I'm sure that gets the grandmothers' attention!

Many of our friends with kids C’s age are either pregnant again, or have already had the second child. Let’s see if I can map out my mental journeying in relation to this.

Stage One. Good for them. Another child to love, a sibling for their first one, how neat.

Two. Oh, we could do that too. It’s basically always been the plan. Our daughter is almost two. Why not now? I forget sometimes that my husband and I are adults; we don’t have to consult anyone before making this decision. Being pregnant is an amazing pilgrimage, and childbirth is a parable in its own right: equal parts dark night of the soul, sweat lodge, marathon, and spiritual catharsis.

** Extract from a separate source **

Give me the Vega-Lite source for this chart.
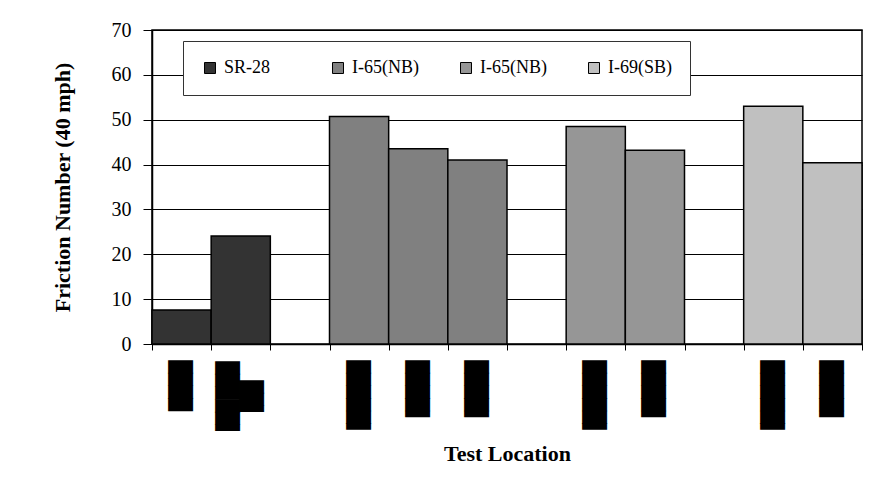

Three. We could do that, but are we called to do that? Our life is working pretty great the way it is. Occasionally it just doesn’t work at all, and even that is fine, because it keeps us on our toes. Basically the family machine hums along quite nicely: mentally, spiritually, emotionally, financially. It works, and even though it gets tinkered with and recalibrated from time to time, really it’s no big deal. Do we truly need an upgrade?

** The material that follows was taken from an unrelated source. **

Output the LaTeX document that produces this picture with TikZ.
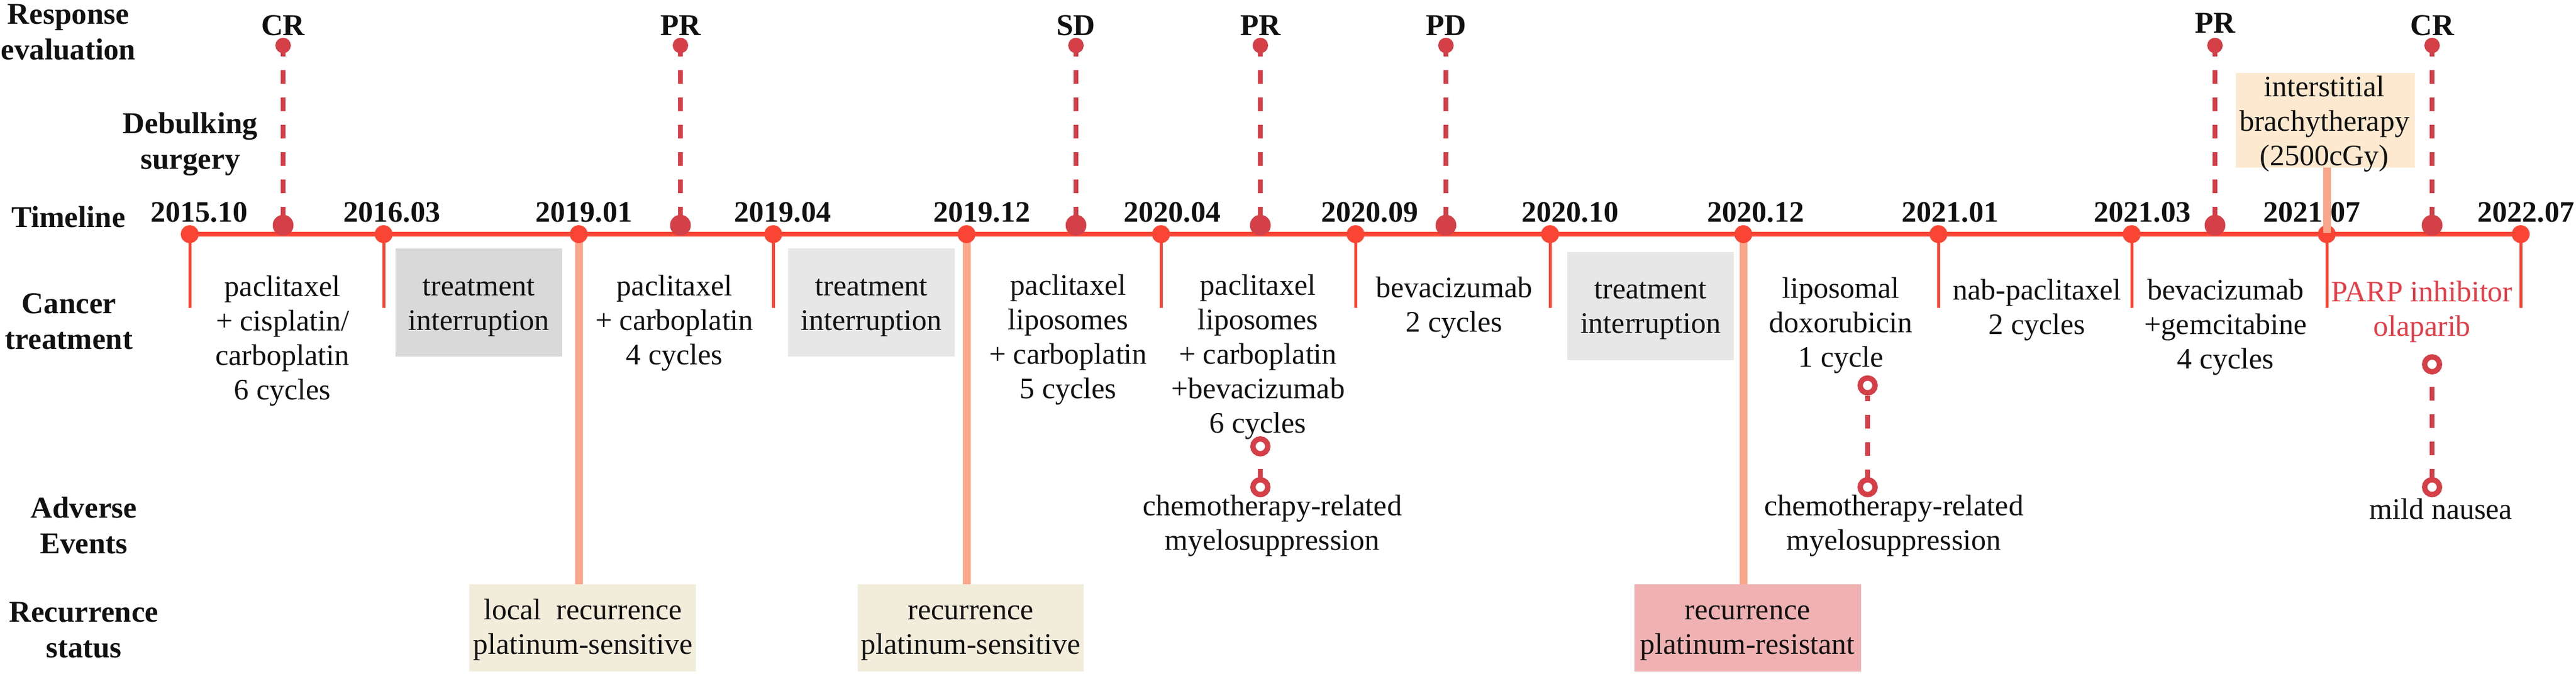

I have a job I love. I have personal projects that bring a lot of satisfaction and that I am deeply committed to. Three is a holy number in my religious tradition, a number of completeness, and our little trinity is just wonderful.

Four. (Here’s where insanity starts to seep in) Our child is an easy child. She breastfed easily, she slept through the night early, she doesn’t get sick often, she loves her daycare provider, she’s not allergic to a blasted thing as far as we can tell, no special needs, she goes with the flow and does everything a toddler is supposed to do. And still the last couple of years have been unbelievably hard. Still I wondered how we were going to get through it. Still I have friends, dear friends, soul friends, that I almost never talk to because life is so insane. (KKF and CKG, I’m looking in your direction.) Still I wonder how to keep from losing myself in the labyrinth of roles and responsibilities.

Five: (The wheels are really coming off the wagon here) OK, perhaps there is room in our lives for another easy-going child. But what if Child #2 isn’t? What if the child turns out to be chronically ill? severely autistic? mentally disturbed? Do I really have what it takes to parent such a child? And forget the extreme scenarios. The mere idea of getting up three, four times a night with a newborn exhausts me; I fear the reality would undo me. This is my life, and my husband’s life, and my child’s life. I’m not gonna let some newborn Johnny-come-lately mess it up!

Six: Hello, crazy woman.

Would I love C less if she were chronically ill? If she were still getting up at night? Heck no! Am I honestly so achievement oriented that I would use as a reason not to have another child the possibility that Child #2 would not “measure up” or fit nicely into our lives? How nicely did C really fit into our lives the first several months? And yet how could we imagine life without her?

Crazy, crazy, crazy.

Well, partly. It’s also a matter of perception. Child #2 is nothing more than an idea at this point, a set of hypothetical attributes. You don’t love a set of attributes. You love a person. And I would love that person. I just don’t yet. That’s OK. Right?

At the bottom all of this is the question: Sometimes fear is a healthy thing, a demarcation of boundaries, an intuitive “no.” And other times fear is unhealthy, a crippling case of False Evidence Appearing Real.

How does one tell the difference?

And that’s stage Seven, another significant number in my tradition.